Gingrich is the perfect storm of ignorance and arrogance. As journalist Bill Berkowitz said recently, Gingrich is always sure he’s the smartest guy in the room. Unfortunately, everything Gingrich believes about pretty much any topic must first bow to his rigid, right-wing ideology. Unlike a real scholar who seeks looks at the evidence in an effort to find the truth, Gingrich begins with an answer and twists the “facts” to back that up.
A few years ago, Gingrich got on a religion kick. The country, he decided, is too secular. Backed by his wife Calista – the congressional aide he was having an affair with during the Clinton impeachment fiasco – Gingrich has decided to save the country from the godless hordes. (She’s wife number three, by the way.)
As The New York Times reported recently, Gingrich converted to Catholicism two years ago and is now traipsing around the country explaining to the rest of us why we all need to be more religious, in a right-wing way, of course. (I don’t think Newt wants you to join up with the Unitarians.) A few years ago he cranked out a slim volume titled Rediscovering God in America and has also produced a DVD lauding the life of Pope John Paul II.

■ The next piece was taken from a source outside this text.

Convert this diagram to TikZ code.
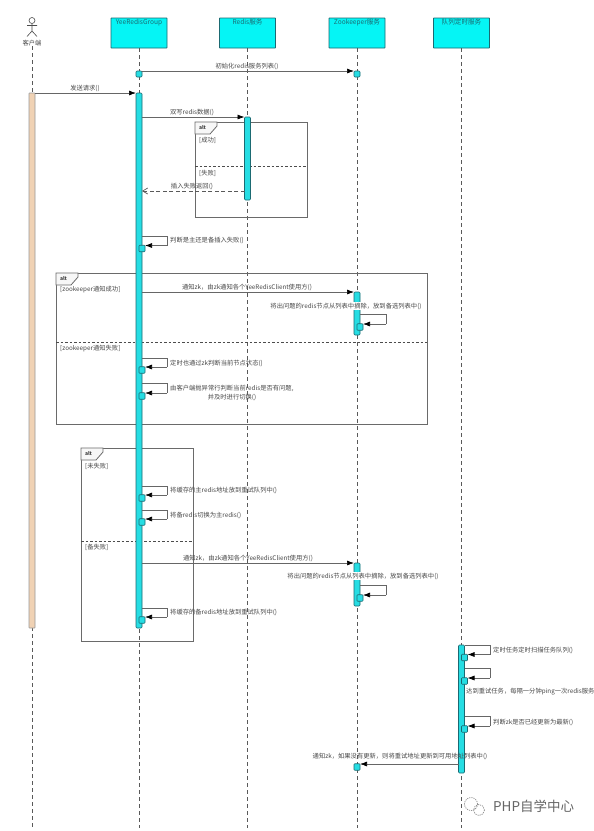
\documentclass[tikz,border=0pt]{standalone}
\usepackage{fontspec}
\setmainfont{Noto Sans CJK SC}
\usetikzlibrary{arrows.meta}
\definecolor{boxfill}{HTML}{05F5F5}
\definecolor{boxline}{HTML}{1B6A72}
\definecolor{barfill}{HTML}{26DDE3}
\definecolor{peach}{HTML}{F0D2B4}
\definecolor{txt}{HTML}{484848}
\definecolor{frameline}{HTML}{6A6A6A}
\tikzset{
  head/.style={draw=boxline,line width=0.9pt,fill=boxfill,rounded corners=0.6pt,minimum width=56pt,minimum height=30pt,inner sep=0pt,outer sep=0pt},
  headtext/.style={text=boxline,font=\fontsize{6.6}{8}\selectfont,inner sep=0pt},
  life/.style={draw=black!65,line width=0.7pt,dash pattern=on 4pt off 3pt},
  actbar/.style={draw=boxline,line width=0.6pt,fill=barfill,rounded corners=1pt,minimum width=6pt,inner sep=0pt,outer sep=0pt},
  clientbar/.style={draw=black!40,line width=0.6pt,fill=peach,rounded corners=0.5pt,minimum width=6pt,inner sep=0pt,outer sep=0pt},
  msg/.style={draw=black!60,line width=0.7pt,-{Latex[black,length=7pt,width=5pt]}},
  retmsg/.style={draw=black!65,line width=0.7pt,dash pattern=on 4pt off 2.5pt,-{Straight Barb[black!65,length=5pt,width=6pt]}},
  lab/.style={text=txt,font=\fontsize{6.3}{7.6}\selectfont,inner sep=0pt},
  labl/.style={lab,anchor=west},
  frm/.style={draw=frameline,line width=0.8pt},
  frmdiv/.style={draw=black!70,line width=0.6pt,dash pattern=on 2.5pt off 2pt},
  tabfill/.style={draw=frameline,line width=0.8pt,fill=black!3},
}
% \actv{name}{x}{top}{bottom}
\newcommand{\actv}[4]{\node[actbar,minimum height={#4-#3}] (#1) at (#2,{(#3+#4)/2}) {};}
% \selfcall{bar}{small}{right x}{y1}{y2}
\newcommand{\selfcall}[5]{%
  \draw[draw=black!60,line width=0.7pt] (#1.east |- 0,#4) -- (#3,#4) -- (#3,#5);
  \coordinate (#2turn) at (#3,#5);
  \node[actbar,minimum height=6.5pt,rounded corners=0.8pt] (#2) at (#1.center |- 0,{#5+3}) [xshift=3pt] {};
  \draw[msg] (#2turn) -- (#2.east |- #2turn);
}
\newcommand{\altframe}[6]{% name x1 y1 x2 y2 divider
  \node[inner sep=0pt,outer sep=0pt,minimum size=0pt] (#1) at (#2,#3) {};
  \draw[frm] (#1) rectangle (#4,#5);
  \draw[frmdiv] (#2,#6) -- (#4,#6);
  \draw[tabfill] (#1) -- ++(22,0) -- ++(0,4) -- ++(-7,8) -- ++(-15,0) -- cycle;
  \node[font=\fontsize{5}{6}\bfseries\selectfont,text=black!75,inner sep=0pt] at (#2+7.5,#3+6) {alt};
}
\begin{document}
\begin{tikzpicture}[x=1pt,y=-1pt]
\useasboundingbox[fill=white] (0,0) rectangle (594,831);
% lifelines heads
\node[head] (yee) at (139,33) {};
\node[head] (red) at (247.5,33) {};
\node[head] (zk) at (357,33) {};
\node[head] (que) at (461.5,33) {};
\node[headtext,anchor=north] at (139,19) {YeeRedisGroup};
\node[headtext,anchor=north] at (247.5,19) {Redis服务};
\node[headtext,anchor=north] at (357,19) {Zookeeper服务};
\node[headtext,anchor=north] at (461.5,19) {队列定时服务};
% actor
\node[draw=black!70,circle,line width=0.6pt,minimum size=6pt,inner sep=0pt] (acthead) at (32,20.5) {};
\coordinate (hip) at (32,31);
\draw[draw=black!70,line width=0.6pt] (acthead.south) -- (hip) (27,25.5) -- (37,25.5) (27,36.5) -- (hip) -- (37,36.5);
\node[lab] (client) at (32,43) {客户端};
\coordinate (e0) at (32,828); \coordinate (e1) at (139,828); \coordinate (e2) at (247.5,828); \coordinate (e3) at (357,828); \coordinate (e4) at (461.5,828);
\draw[life] (client.south) -- (e0);
\draw[life] (yee.south) -- (e1);
\draw[life] (red.south) -- (e2);
\draw[life] (zk.south) -- (e3);
\draw[life] (que.south) -- (e4);
% frames
\altframe{fa}{195}{122}{307}{217}{166}
\altframe{fb}{56}{273}{427}{424}{342}
\altframe{fc}{81}{448}{193}{641}{541}
\node[labl] at (199,140) {[成功]};
\node[labl] at (199,173) {[失败]};
\node[labl] at (60,290) {[zookeeper通知成功]};
\node[labl] at (60,349) {[zookeeper通知失败]};
\node[labl] at (85,466) {[未失败]};
\node[labl] at (85,547) {[备失败]};
% bars
\node[clientbar,minimum height=535pt] (cbar) at (32,360.5) {};
\actv{y0}{139}{71}{77}
\actv{z0}{357}{71}{77}
\actv{ybar}{139}{93}{628}
\actv{rbar}{247.5}{117}{200}
\actv{z1}{357}{292}{335}
\actv{z2}{357}{563}{606}
\actv{qbar}{461.5}{645}{773}
\node[actbar,minimum height=6.5pt,rounded corners=0.8pt] (z3) at (357,767) {};
% messages
\draw[msg] (y0.east |- 0,71) -- (z0.west |- 0,71);
\node[lab] at (247,66) {初始化redis服务列表()};
\draw[msg] (cbar.east |- 0,93) -- (ybar.west |- 0,93);
\node[lab] at (85,88) {发送请求()};
\draw[msg] (ybar.east |- 0,117) -- (rbar.west |- 0,117);
\node[lab] at (192,112) {双写redis数据()};
\draw[retmsg] (rbar.west |- 0,191) -- (ybar.east |- 0,191);
\node[lab] at (192,186) {插入失败返回()};
\selfcall{ybar}{s1}{167}{236}{245.5}
\node[labl] at (170,240) {判断是主还是备插入失败()};
\draw[msg] (ybar.east |- 0,292) -- (z1.west |- 0,292);
\node[lab] at (247,287) {通知zk，由zk通知各个YeeRedisClient使用方()};
\node[lab,fill=white,inner ysep=1pt] at (346,306) {将出问题的redis节点从列表中摘除，放到备选列表中()};
\selfcall{z1}{s2}{386}{314}{324}
\selfcall{ybar}{s3}{167}{358}{367}
\node[labl] at (170,363) {定时也通过zk判断当前节点状态()};
\selfcall{ybar}{s4}{167}{383}{393}
\node[labl] at (170,388) {由客户端抛异常行判断当前redis是否有问题,};
\node[lab] at (232,397) {并及时进行切换()};
\selfcall{ybar}{s5}{167}{486}{495}
\node[labl] at (170,490) {将缓存的主redis地址放到重试队列中()};
\selfcall{ybar}{s6}{167}{510}{519}
\node[labl] at (170,515) {将备redis切换为主redis()};
\draw[msg] (ybar.east |- 0,563) -- (z2.west |- 0,563);
\node[lab] at (248,558) {通知zk，由zk通知各个YeeRedisClient使用方()};
\node[lab,fill=white,inner ysep=1pt] at (363,576) {将出问题的redis节点从列表中摘除，放到备选列表中()};
\selfcall{z2}{s7}{386}{585}{595}
\selfcall{ybar}{s8}{167}{608}{617}
\node[labl] at (170,612) {将缓存的备redis地址放到重试队列中()};
\selfcall{qbar}{s9}{490}{645}{654.5}
\node[labl] at (493,650) {定时任务定时扫描任务队列()};
\selfcall{qbar}{s10}{490}{668}{678}
\node[labl] at (466,692) {达到重试任务，每隔一分钟ping一次redis服务};
\selfcall{qbar}{s11}{490}{716}{726}
\node[labl] at (493,722) {判断zk是否已经更新为最新()};
\draw[msg] (qbar.west |- 0,764) -- (z3.east |- 0,764);
\node[lab] at (400,756) {通知zk，如果没有更新，则将重试地址更新到可用地址列表中()};
% watermark
\draw[black!45,line width=0.7pt,dash pattern=on 1.2pt off 1pt] (471,804) circle [radius=6.5];
\draw[black!45,line width=0.7pt,dash pattern=on 1.2pt off 1pt] (479,810) circle [radius=5.5];
\node[anchor=west,inner sep=0pt,text=black!60,font=\fontsize{13.5}{15}\selectfont] at (493,806) {PHP自学中心};
\end{tikzpicture}
\end{document}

This Monday, Gingrich will appear alongside that other paragon of virtue, Abramoff-scandal-poster-boy Ralph Reed, at an event in Iowa sponsored by Reed’s Faith & Freedom Coalition. Those two deserve one another!
I am not in the habit of passing judgment of the religious beliefs of others. Over the years, I’ve had many people ask me if I believe someone like, say, TV preacher Pat Robertson, is sincere in his beliefs. I always reply that, lacking any evidence to the contrary, I have to assume that he is. Robertson’s theological beliefs obviously aren’t in synch with my own, but I have no reason to think he doesn’t genuinely hold them.
With Gingrich, I’m going to make an exception. Gingrich is about two things: power and ideology. He seeks the former to implement the latter. If the road to power must be paved with God talk and kissing up to the Religious Right, then so be it. Gingrich will take that road. He plays the Religious Right like a fiddle. Religious Right leaders are either too dim to know they are being had or have simply accepted the fact that their hatred of President Barack Obama knows no bounds, and it’s worth sidling up to anyone who will promise them deliverance – even if half of them suspect the man is a phony.
I’m no biblical scholar, but even I know the passage from Matthew: “You will know them by their fruits.” Gingrich’s fruits are rotten. They are rife with lies, demagoguery and a blinding drive for power at any cost. His actions have exposed him as the hypocrite he is.
How else can you explain the absolute gall of a thrice-married serial adulterer blasting same-sex couples as he expounds on the importance of “traditional marriage”?
How else can you explain someone who dares to lecture us on ethics while his own background has more spots than a gathering of leopards?
How else can you explain a person who claims to be walking in the footsteps of Jesus while his entire career has been built on character assassination and slash-and-burn politics?
Save us the morals lecture, Newt. No one but the most brain-dead Religious Right partisans are looking to you as a serious source of theological wisdom. You don’t have the authority. Do us all a favor and slither back under the rock you came out from.